Could I find a way to dance that didn’t hurt? Does dance need to be a certain type of movement? Can I be a dancer even if I can’t move my body the way most people dancers can? My challenge is to find new ways of interacting with the space around me that simply take my limitations as a given and work within that framework to create movement and meaning as a dancer.
I like to pretend like there was a moment where I grew up, shed my childish whining that it’s not fair, and switched my thinking to this new enlightened way of seeing the world. But in reality it wasn’t a moment. I make a choice to embrace this new reality every second of every day. I don’t quite believe it; some part of me still thinks I will one day make a miraculous recovery and everything will go back to how it was “supposed to be”. But more of me wants to exist in a healthy relationship with my body right now, so I keep re-choosing to believe this new story – that finding a new way through can be a beautiful and life-giving challenge, rather than a burden to be shouldered.
So this dance that I’m creating is an experiment in letting go.
When I was first starting to create this piece, I reached out for wisdom about how to understand myself as a creator in the world, and Mary Oliver’s poetry reached back. Her easeful understanding of the world and our place in it spoke to my constant re-choosing to turn away from the wall I was beating my head against. Why are we here if not to participate in the flow of spirit energy all around? Living doesn’t require achieving perfection, or having total control over our situations or even bodies.
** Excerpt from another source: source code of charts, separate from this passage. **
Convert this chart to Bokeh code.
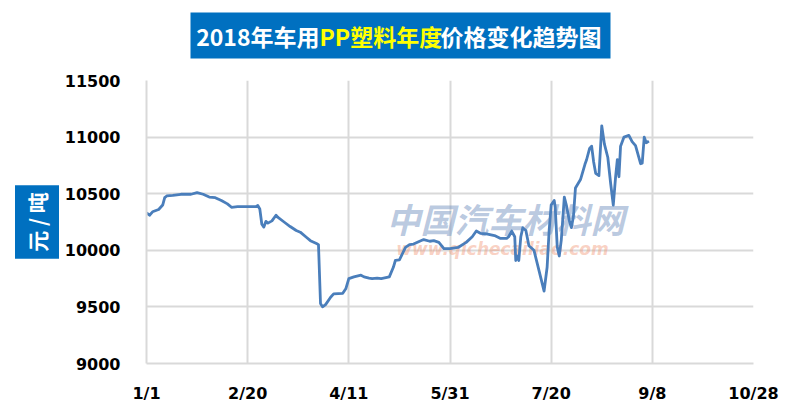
from bokeh.plotting import figure
from bokeh.models import Label, FixedTicker, Range1d, Title
from bokeh.layouts import column
from bokeh.core.properties import value
from bokeh.embed import file_html
from bokeh.resources import INLINE

# ---- data (day offset from Jan 1, 2018 ; price in 元/吨) ----
days = [0, 1.5, 3, 6, 8, 9, 10, 13, 17, 22, 25, 28, 31, 34, 37, 40, 42, 45, 54, 55, 56,
        57, 58, 59, 60, 62, 64, 65, 68, 71, 74, 76, 79, 81, 84, 85, 86, 87, 88.5, 91,
        92.5, 97, 98.5, 100, 102.5, 106, 107.5, 110, 111.5, 114, 116, 120, 122, 123,
        125, 128, 130, 132, 135, 137, 140, 142, 144.5, 147, 150, 154, 158, 161, 163,
        165, 168, 172, 175, 178, 179, 180.5, 182, 182.5, 183, 184, 185, 186, 187.5,
        189, 191.5, 194, 196.5, 198, 199, 200, 201.5, 202, 203, 204, 205, 206.5,
        207.5, 209, 210, 211, 212, 214.5, 216.7, 217.5, 219, 220, 221, 222, 223.6,
        225, 226.3, 228, 229.4, 230.7, 231.8, 232.7, 233.5, 234.3, 236, 238.4, 240,
        241.7, 244.2, 245, 246, 247, 248.3]
prices = [10330, 10310, 10340, 10360, 10400, 10465, 10480, 10485, 10495, 10495, 10510,
          10495, 10470, 10465, 10440, 10410, 10380, 10385, 10385, 10395, 10365, 10230,
          10205, 10255, 10240, 10260, 10310, 10290, 10250, 10210, 10175, 10160, 10115,
          10085, 10060, 10050, 9530, 9500, 9520, 9585, 9615, 9620, 9660, 9750, 9765,
          9780, 9765, 9755, 9750, 9755, 9750, 9765, 9850, 9910, 9915, 10025, 10050,
          10055, 10080, 10095, 10080, 10085, 10070, 10015, 10015, 10025, 10070, 10120,
          10170, 10150, 10145, 10130, 10105, 10105, 10120, 10170, 10120, 9910, 9950,
          9910, 10120, 10200, 10175, 10040, 10000, 9820, 9640, 9850, 10175, 10400,
          10440, 10380, 10030, 9950, 10090, 10470, 10400, 10260, 10200, 10300, 10550,
          10625, 10760, 10800, 10900, 10920, 10780, 10680, 10660, 11100, 10940, 10820,
          10590, 10400, 10640, 10800, 10650, 10920, 11000, 11015, 10960, 10925, 10765,
          10770, 11000, 10950, 10965]

x_ticks = [0, 50, 100, 150, 200, 250, 300]
x_tick_labels = ["1/1", "2/20", "4/11", "5/31", "7/20", "9/8", "10/28"]
y_ticks = [9000, 9500, 10000, 10500, 11000, 11500]

title_a = "2018年车用"
title_b = "PP塑料年度"
title_c = "价格变化趋势图"
y_label = "元 / 吨"

blue = "#0070c0"
W = 792
TH = 62           # height of the title strip
H = 405 - TH      # height of the chart
FL, FR = 146, 39

# ---- title strip (its own figure, page-pixel coordinates) ----
t = figure(width=W, height=TH, output_backend="svg", toolbar_location=None,
           x_range=Range1d(FL, W - FR), y_range=Range1d(TH, 0),
           min_border_left=FL, min_border_right=FR, min_border_top=0,
           min_border_bottom=0, x_axis_type=None, y_axis_type=None)
t.grid.visible = False
t.outline_line_color = None
t.background_fill_color = "white"
t.border_fill_color = "white"
t.quad(left=[190], right=[610], top=[12], bottom=[58], fill_color=blue, line_color=None)
tf = dict(text_font=value("Noto Sans CJK SC"), text_font_style="bold",
          text_font_size="23px", text_baseline="middle")
t.text(x=[319], y=[35], text=[title_a], text_align="right", text_color="white", **tf)
t.text(x=[319], y=[35], text=[title_b], text_align="left", text_color="#ffff00", **tf)
t.text(x=[440], y=[35], text=[title_c], text_align="left", text_color="white", **tf)

# ---- chart ----
FT, FB = 80 - TH, 42
p = figure(width=W, height=H, output_backend="svg", toolbar_location=None,
           x_range=Range1d(0, 300), y_range=Range1d(9000, 11500),
           min_border_left=FL, min_border_right=FR, min_border_top=FT,
           min_border_bottom=FB)
p.outline_line_color = None
p.background_fill_color = "white"
p.border_fill_color = "white"

grid_col = "#d9d9d9"
p.xgrid.grid_line_color = grid_col
p.ygrid.grid_line_color = grid_col
p.xgrid.grid_line_width = 2
p.ygrid.grid_line_width = 2
p.xaxis.ticker = FixedTicker(ticks=x_ticks)
p.xaxis.major_label_overrides = {t_: l for t_, l in zip(x_ticks, x_tick_labels)}
p.yaxis.ticker = FixedTicker(ticks=y_ticks)
p.xgrid.ticker = FixedTicker(ticks=x_ticks)
p.ygrid.ticker = FixedTicker(ticks=y_ticks)

for ax in (p.xaxis[0], p.yaxis[0]):
    ax.axis_line_color = grid_col
    ax.axis_line_width = 2
    ax.major_tick_line_color = None
    ax.minor_tick_line_color = None
    ax.major_label_text_font = "DejaVu Sans"
    ax.major_label_text_font_style = "bold"
    ax.major_label_text_font_size = "16px"
    ax.major_label_text_color = "black"
p.yaxis.major_label_standoff = 20
p.xaxis.major_label_standoff = 14

# y-axis label box as a side title
p.add_layout(Title(text=y_label, align="center", text_color="white",
                   background_fill_color=blue, text_font="Noto Sans CJK SC",
                   text_font_style="bold", text_font_size="21px", padding=7,
                   standoff=5), "left")

# px -> data helpers
fw, fh = W - FL - FR, H - FT - FB
def dx(px):  # page px -> day
    return (px - FL) / fw * 300
def dy(py):  # page px (from top) -> price
    return 11500 - (py - 80) / fh * 2500

# watermark
p.add_layout(Label(x=dx(505), y=dy(218), text="中国汽车材料网", text_align="center",
                   text_baseline="middle", text_font="Noto Sans CJK SC",
                   text_font_style="bold italic", text_font_size="34px",
                   text_color="#7f9cc6", text_alpha=0.55, level="underlay"))
p.add_layout(Label(x=dx(502), y=dy(248), text="www.qichecailiao.com", text_align="center",
                   text_baseline="middle", text_font="DejaVu Sans",
                   text_font_style="bold italic", text_font_size="17px",
                   text_color="#f29a7a", text_alpha=0.45, level="underlay"))

p.line(days, prices, line_color="#4a7ebb", line_width=2.8, line_join="round")

layout = column(t, p, spacing=0)
open("out.html", "w").write(file_html(layout, INLINE))
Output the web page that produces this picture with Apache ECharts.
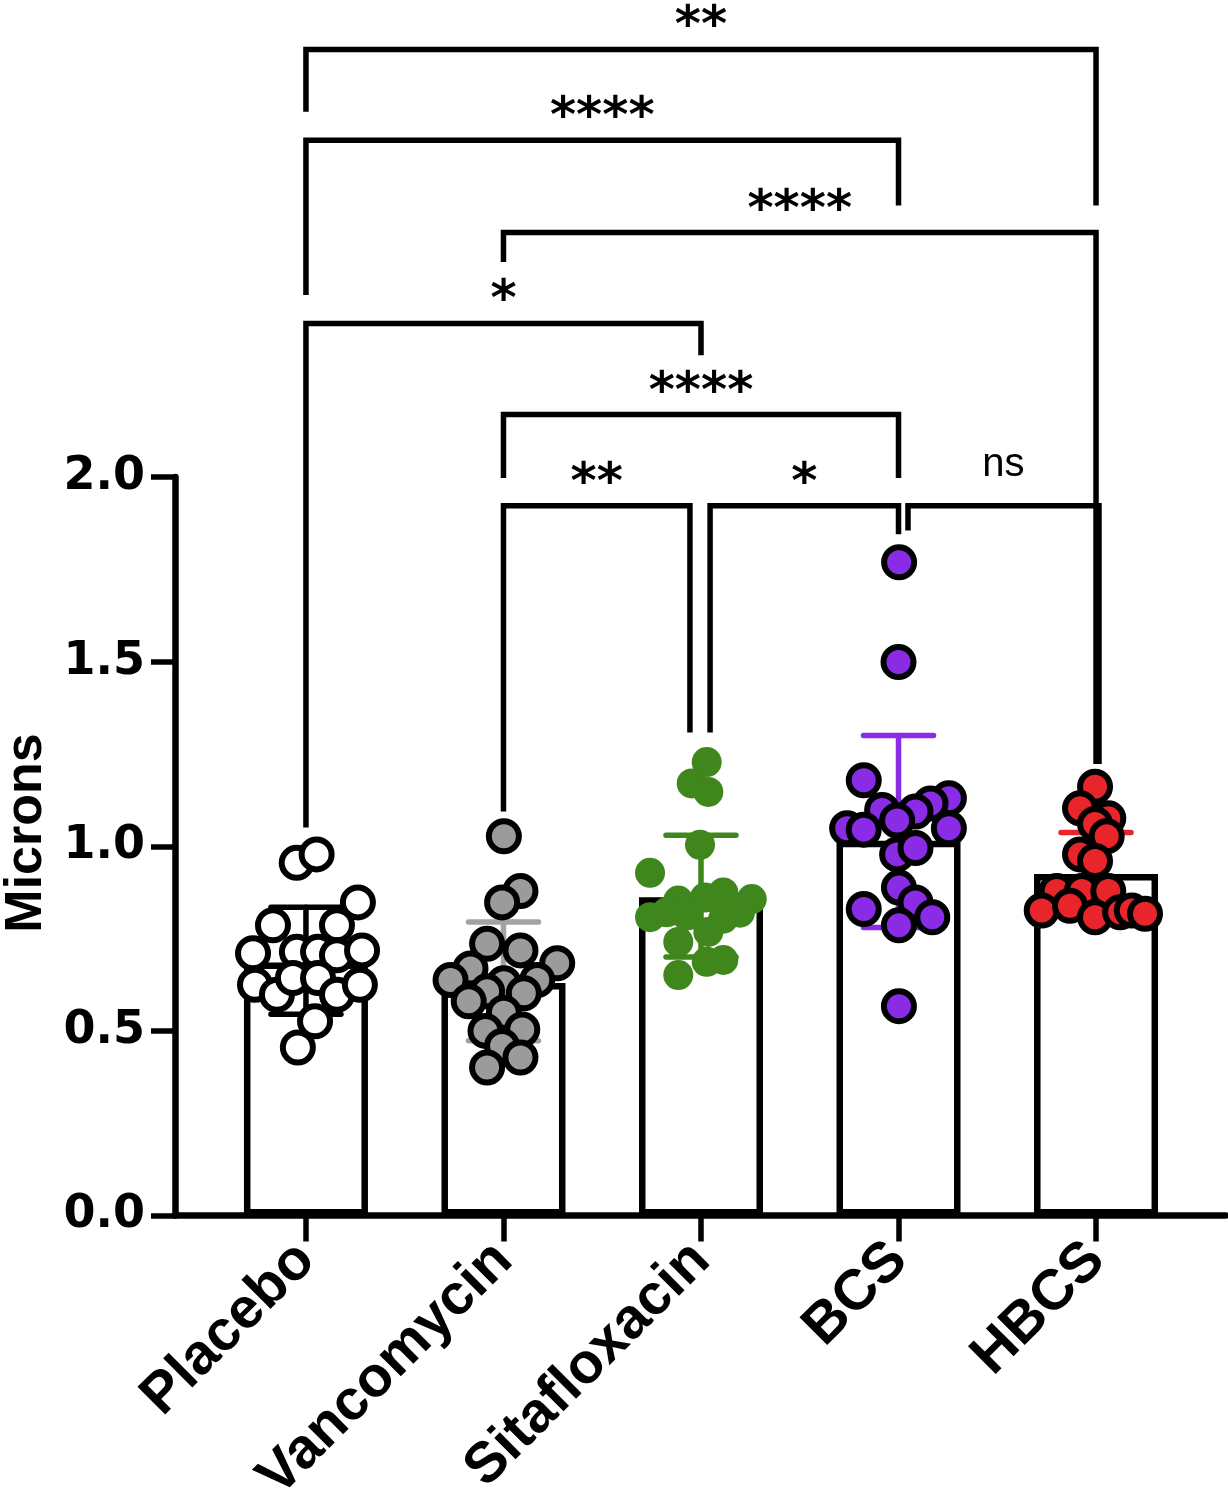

It requires release, allowance, breath.
I invite you into Mary Oliver’s wisdom with me:
The Messenger, Mary Oliver
My work is loving the world.
Here the sunflowers, there the hummingbird –
equal seekers of sweetness.
Here the quickening yeast; there the blue plums.
Here the clam deep in the speckled sand.
Are my boots old? Is my coat torn?
Am I no longer young, and still not half-perfect? Let me
keep my mind on what matters,
which is my work,
which is mostly rejoicing standing still and learning to be
The phoebe, the delphinium.
The sheep in the pasture, and the pasture.
Which is mostly rejoicing, since all the ingredients are here,
which is gratitude, to be given a mind and a heart
and these body-clothes,
a mouth with which to give shouts of joy
to the moth and the wren, to the sleep dug-up clam,
telling them all, over and over, how it is
that we live forever.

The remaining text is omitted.